Gurugram | January 28, 2025: The Board of Directors of Hyundai Motor India Limited (The Company) today approved the financial results (Standalone and Consolidated) for the third quarter and 9 months of FY 2024-25.
Highlights of 9M (April to December 2024), FY 2024-25
- Revenue from operations is at INR 512,526.11 million
- EBITDA margin is at 12.53% as compared to 12.67% of 9M FY2023-24
The Company sold 570,402 units of passenger vehicles during the period. This number includes 445,116 units in the domestic market, which boasts a substantial contribution from the SUV segment. The company exported 125,286 units during the period. During the period, revenue from operations of INR 512,526.11 million was registered by the Company as compared to INR 521,579.11 million in the same period last year. The PBT for 9M of 2024-25 is at INR 54,159.54 million compared with that of 9M FY2023-24 at INR 59,802.59 million. While the macro impact on operations was mitigated through cost-reduction efforts, the PBT was affected by a change in interest income due to a lower liquidity base. The Net Profit (PAT) for the period is INR 40,258.55 million compared to INR 43,828.71 million of 9M FY2023-24. PAT margins stood at 7.75% during 9M of FY 2024-25.
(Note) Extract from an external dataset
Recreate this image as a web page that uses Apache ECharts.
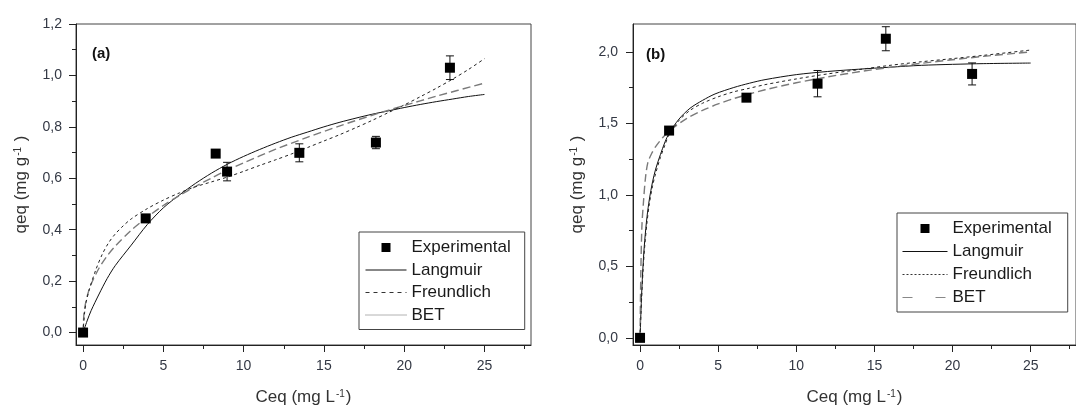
<!DOCTYPE html>
<html>
<head>
<meta charset="utf-8">
<script src="https://cdn.jsdelivr.net/npm/echarts@6/dist/echarts.min.js"></script>
<style>
html,body{margin:0;padding:0;background:#fff;}
#c{width:1076px;height:411px;}
</style>
</head>
<body>
<div id="c"></div>
<script>
// ---------- Panel (a) data ----------
const aExpC = [0, 3.9, 8.26, 8.97, 13.47, 18.24, 22.85];
const aExpQ = [0, 0.444, 0.696, 0.626, 0.699, 0.739, 1.03];
const aExpErr = [0, 0.01, 0.01, 0.036, 0.035, 0.024, 0.046];

const aLangC = [0,0.25,0.5,1,1.5,2,3,4,5,6,7,8,9,10,11,12,13,14,15,16,17,18,19,20,21,22,23,24,25];
const aLangQ = [0,0.045,0.085,0.15,0.21,0.26,0.34,0.42,0.485,0.535,0.58,0.62,0.655,0.685,0.712,0.737,0.76,0.78,0.8,0.818,0.834,0.849,0.862,0.875,0.887,0.898,0.908,0.918,0.926];

const aFreC = [0,0.05,0.1,0.25,0.5,1,1.5,2,3,4,5,6,7,8,9,10,12,14,16,18,20,22,25];
const aFreQ = [0,0.071,0.095,0.14,0.188,0.251,0.298,0.336,0.398,0.449,0.494,0.533,0.568,0.601,0.632,0.66,0.713,0.76,0.804,0.845,0.883,0.919,0.97];

const aBetC = [0,0.1,0.2,0.4,0.8,1.2,1.6,2,2.5,3,4,5,6,7,8,9,10,11,12,13,14,15,16,17,18,19,20,21,22,23,24,25];
const aBetQ = [0,0.08,0.12,0.17,0.245,0.305,0.35,0.383,0.415,0.442,0.482,0.515,0.543,0.567,0.586,0.605,0.627,0.65,0.672,0.695,0.72,0.745,0.77,0.797,0.825,0.855,0.885,0.917,0.95,0.985,1.023,1.065];

const aXTicks = [0,5,10,15,20,25];
const aXMinor = [2.5,7.5,12.5,17.5,22.5,27.5];
const aYTicks = [0,0.2,0.4,0.6,0.8,1.0,1.2];
const aYMinor = [0.1,0.3,0.5,0.7,0.9,1.1];

// ---------- Panel (b) data ----------
const bExpC = [0, 1.86, 6.81, 11.36, 15.73, 21.25];
const bExpQ = [0, 1.449, 1.679, 1.777, 2.091, 1.845];
const bExpErr = [0, 0.02, 0.02, 0.092, 0.084, 0.077];

const bLangC = [0,0.1,0.2,0.3,0.45,0.6,0.8,1,1.3,1.6,1.86,2.5,3.2,4,4.8,6,7,8,10,12,14,16,18,20,22,25];
const bLangQ = [0,0.3,0.52,0.68,0.85,0.97,1.09,1.18,1.28,1.37,1.43,1.53,1.605,1.66,1.705,1.75,1.78,1.805,1.84,1.862,1.878,1.892,1.905,1.912,1.917,1.921];

const bFreC = [0,0.05,0.12,0.22,0.35,0.5,0.75,1,1.5,2,3,4,5,6,8,10,12,14,16,18,20,22,25];
const bFreQ = [0,0.45,0.78,0.95,1.12,1.225,1.29,1.337,1.406,1.458,1.534,1.59,1.635,1.673,1.734,1.783,1.824,1.86,1.891,1.919,1.944,1.968,1.999];

const bBetC = [0,0.1,0.2,0.3,0.45,0.6,0.8,1,1.3,1.6,1.86,2.5,3.2,4,5,6,7,8,10,12,14,16,18,20,22,25];
const bBetQ = [0,0.27,0.48,0.64,0.81,0.94,1.06,1.15,1.26,1.35,1.42,1.52,1.59,1.64,1.685,1.72,1.745,1.77,1.81,1.845,1.875,1.905,1.93,1.952,1.975,2.012];

const bXTicks = [0,5,10,15,20,25];
const bXMinor = [2.5,7.5,12.5,17.5,22.5,27.5];
const bYTicks = [0,0.5,1.0,1.5,2.0];
const bYMinor = [0.25,0.75,1.25,1.75];

const seriesNames = ['Experimental','Langmuir','Freundlich','BET'];

// ---------- helpers ----------
const FONT = 'Liberation Sans, Arial, Helvetica, sans-serif';
const LABEL_COLOR = '#333844';
const AXIS_COLOR = '#222';
const zip = (xs, ys) => xs.map((x, i) => [x, ys[i]]);
const fmtY = v => v.toFixed(1).replace('.', ',');

function mainAxis(dim, grid, min, max, ticks, margin, name, nameGap) {
  return {
    type: 'value', gridIndex: grid, min: min, max: max,
    position: dim === 'x' ? 'bottom' : 'left',
    axisLine: { show: true, onZero: false, lineStyle: { color: AXIS_COLOR, width: 1 } },
    axisTick: { show: true, inside: false, length: 7, customValues: ticks, lineStyle: { color: AXIS_COLOR } },
    axisLabel: {
      show: true, customValues: ticks, margin: margin,
      formatter: v => dim === 'x' ? String(Math.round(v)) : fmtY(v),
      color: LABEL_COLOR, fontSize: 14, fontFamily: FONT
    },
    splitLine: { show: false },
    name: name, nameLocation: 'middle', nameGap: nameGap,
    nameRotate: dim === 'y' ? 90 : 0,
    nameTextStyle: {
      fontFamily: FONT, color: '#333',
      rich: {
        n: { fontSize: 17, fontFamily: FONT, color: '#333', verticalAlign: 'bottom' },
        s: { fontSize: 10, fontFamily: FONT, color: '#333', verticalAlign: 'top', padding: [0, 1, 0, 1] }
      }
    }
  };
}
function minorAxis(dim, grid, min, max, ticks) {
  return {
    type: 'value', gridIndex: grid, min: min, max: max,
    position: dim === 'x' ? 'bottom' : 'left',
    axisLine: { show: false, onZero: false },
    axisTick: { show: true, inside: false, length: 4, customValues: ticks, lineStyle: { color: AXIS_COLOR } },
    axisLabel: { show: false },
    splitLine: { show: false }
  };
}

function errRender(params, api) {
  const x = api.value(0), y = api.value(1), e = api.value(2);
  const t = api.coord([x, y + e]), b = api.coord([x, y - e]);
  const w = 4;
  const st = { stroke: '#111', lineWidth: 1 };
  return {
    type: 'group',
    children: [
      { type: 'line', shape: { x1: t[0], y1: t[1], x2: b[0], y2: b[1] }, style: st },
      { type: 'line', shape: { x1: t[0] - w, y1: t[1], x2: t[0] + w, y2: t[1] }, style: st },
      { type: 'line', shape: { x1: b[0] - w, y1: b[1], x2: b[0] + w, y2: b[1] }, style: st }
    ]
  };
}

function panelSeries(p, xi, yi, expC, expQ, expErr, lC, lQ, fC, fQ, bC, bQ) {
  return [
    {
      name: 'err' + p, type: 'custom', xAxisIndex: xi, yAxisIndex: yi,
      renderItem: errRender, data: expC.map((c, i) => [c, expQ[i], expErr[i]]),
      z: 3, silent: true
    },
    {
      name: 'Langmuir', type: 'line', xAxisIndex: xi, yAxisIndex: yi,
      data: zip(lC, lQ), symbol: 'none', smooth: 0.3,
      itemStyle: { color: '#111' },
      lineStyle: { color: '#111', width: 1, type: 'solid' }, z: 2
    },
    {
      name: 'Freundlich', type: 'line', xAxisIndex: xi, yAxisIndex: yi,
      data: zip(fC, fQ), symbol: 'none', smooth: 0.3,
      itemStyle: { color: '#7a7a7a' },
      lineStyle: { color: '#7a7a7a', width: 1.4, type: [8, 4] }, z: 2
    },
    {
      name: 'BET', type: 'line', xAxisIndex: xi, yAxisIndex: yi,
      data: zip(bC, bQ), symbol: 'none', smooth: 0.3,
      itemStyle: { color: '#222' },
      lineStyle: { color: '#222', width: 1, type: [3, 3] }, z: 2
    },
    {
      name: 'Experimental', type: 'scatter', xAxisIndex: xi, yAxisIndex: yi,
      data: zip(expC, expQ), symbol: 'rect', symbolSize: 10,
      itemStyle: { color: '#000', opacity: 1 }, z: 5
    }
  ];
}

const sqIcon = 'path://M0,0M41,14M16,2.5h9v9h-9z';
const sqIconB = 'path://M0,0M45,14M18,2.5h9v9h-9z';
const noSym = { color: 'rgba(0,0,0,0)', opacity: 0, borderWidth: 0 };

const nameX = '{n|Ceq (mg L}{s|-1}{n|)}';
const nameY = '{n|qeq (mg g}{s|-1}{n| )}';

const option = {
  animation: false,
  backgroundColor: '#fff',
  grid: [
    { left: 76, top: 24, width: 455, height: 328, show: true, borderColor: '#444', borderWidth: 1, backgroundColor: 'transparent' },
    { left: 633, top: 24, width: 463, height: 327, show: true, borderColor: '#444', borderWidth: 1, backgroundColor: 'transparent' }
  ],
  xAxis: [
    mainAxis('x', 0, -0.44, 27.9, aXTicks, 14, nameX, 44),
    minorAxis('x', 0, -0.44, 27.9, aXMinor),
    mainAxis('x', 1, -0.45, 27.9, bXTicks, 14, nameX, 44),
    minorAxis('x', 1, -0.45, 27.9, bXMinor)
  ],
  yAxis: [
    mainAxis('y', 0, -0.0484, 1.2, aYTicks, 14, nameY, 46),
    minorAxis('y', 0, -0.0484, 1.2, aYMinor),
    mainAxis('y', 1, -0.05, 2.194, bYTicks, 15, nameY, 47),
    minorAxis('y', 1, -0.05, 2.194, bYMinor)
  ],
  legend: [
    {
      orient: 'vertical', left: 359, top: 232, selectedMode: false,
      itemWidth: 41, itemHeight: 14, itemGap: 5.5,
      padding: [7, 14, 6, 6],
      borderColor: '#444', borderWidth: 1, backgroundColor: '#fff',
      textStyle: { fontFamily: FONT, fontSize: 17, color: '#1a1a1a' },
      data: [
        { name: 'Experimental', icon: sqIcon, itemStyle: { color: '#000', opacity: 1 } },
        { name: 'Langmuir', itemStyle: noSym, lineStyle: { color: '#111', width: 1, type: 'solid' } },
        { name: 'Freundlich', itemStyle: noSym, lineStyle: { color: '#333', width: 1, type: [4, 4] } },
        { name: 'BET', itemStyle: noSym, lineStyle: { color: '#666', width: 1, type: [1, 1] } }
      ]
    },
    {
      orient: 'vertical', left: 897, top: 213, selectedMode: false,
      itemWidth: 45, itemHeight: 14, itemGap: 6,
      padding: [7, 16, 6, 5],
      borderColor: '#444', borderWidth: 1, backgroundColor: '#fff',
      textStyle: { fontFamily: FONT, fontSize: 17, color: '#1a1a1a' },
      data: [
        { name: 'Experimental', icon: sqIconB, itemStyle: { color: '#000', opacity: 1 } },
        { name: 'Langmuir', itemStyle: noSym, lineStyle: { color: '#111', width: 1, type: 'solid' } },
        { name: 'Freundlich', itemStyle: noSym, lineStyle: { color: '#333', width: 1, type: [2, 2] } },
        { name: 'BET', itemStyle: noSym, lineStyle: { color: '#888', width: 1, type: [10, 23] } }
      ]
    }
  ],
  graphic: [
    { type: 'text', left: 92, top: 46, style: { text: '(a)', font: 'bold 15px ' + FONT, fill: '#111' } },
    { type: 'text', left: 646, top: 47, style: { text: '(b)', font: 'bold 15px ' + FONT, fill: '#111' } }
  ],
  series: [].concat(
    panelSeries('a', 0, 0, aExpC, aExpQ, aExpErr, aLangC, aLangQ, aFreC, aFreQ, aBetC, aBetQ),
    panelSeries('b', 2, 2, bExpC, bExpQ, bExpErr, bLangC, bLangQ, bFreC, bFreQ, bBetC, bBetQ)
  )
};

const chart = echarts.init(document.getElementById('c'), null, { renderer: 'canvas' });
chart.setOption(option);
</script>
</body>
</html>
Highlights of Q3 (October to December 2024), FY 2024-25
- Revenue from operations stands at INR 166,479.93 million
- EBITDA margin stands at 11.27 % in Q3 FY25 as compared to 12.88% in Q3 FY24.
The Company sold a total of 186,408 units of passenger vehicles during this quarter. This includes 146,022 units in the domestic market, with a substantial contribution from the SUV segment. The Company has achieved its highest-ever CNG penetration during the quarter, reaching an impressive 15%, which was 12% in Q3 of the previous year. The quarter has reflected rural penetration, where the company showed robust growth, reaching a percentage of 21.2% from the same quarter last year, which had registered at 19.7%.
In export volume, the figure recorded stood at 40,386 units. This quarter registered revenue from operations of INR 166,479.93 million as compared to INR 168,747.09 million in the same quarter of the previous year. The PBT for Q3 of 2024-25 stands at INR 15,627.25 million against INR 19,597.44 million in the corresponding quarter last fiscal 2023-24. The PAT for the quarter stands at INR 11,607.34 million against INR 14,252.21 million in the corresponding quarter last fiscal 2023-24. The decline in margins was mainly due to subdued demand & geo-political factors. Outlook HMI is assertive about its growth trajectory and is dedicated to driving long-term value for its stakeholders.
The Company expects growth in penetration of EVs in India and is moving towards comprehensive electrification. The company is of the view that the newly launched CRETA Electric will drive phenomenal success and strong momentum and be a game-changer in the EV landscape. It’s also building a strong EV ecosystem in India, such as localization, charging infrastructure, etc. Along with three more EVs planned in due time, the Company is expected to contribute significantly to India’s EV growth story.
Align with the aggressive plans of capacity addition from Pune Plant, the Company will also drive the diversification of product portfolios. The company will also consider exploring opportunities for alternate eco-friendly powertrains. With ready access to the global power train technologies of HMC, such as hybrids, hydrogen, flexi fuel, etc., the company is well placed in the eventuality of any alteration in demand dynamics and regulatory requirements.
Commenting on the Company’s results, Mr. Unsoo Kim, Managing Director, said, “While the challenges persist in the overall market due to global factors, our business fundamentals remain strong, and we remain confident in our ability to leverage our strengths and actively explore potential opportunities to improve our volumes and profitability.”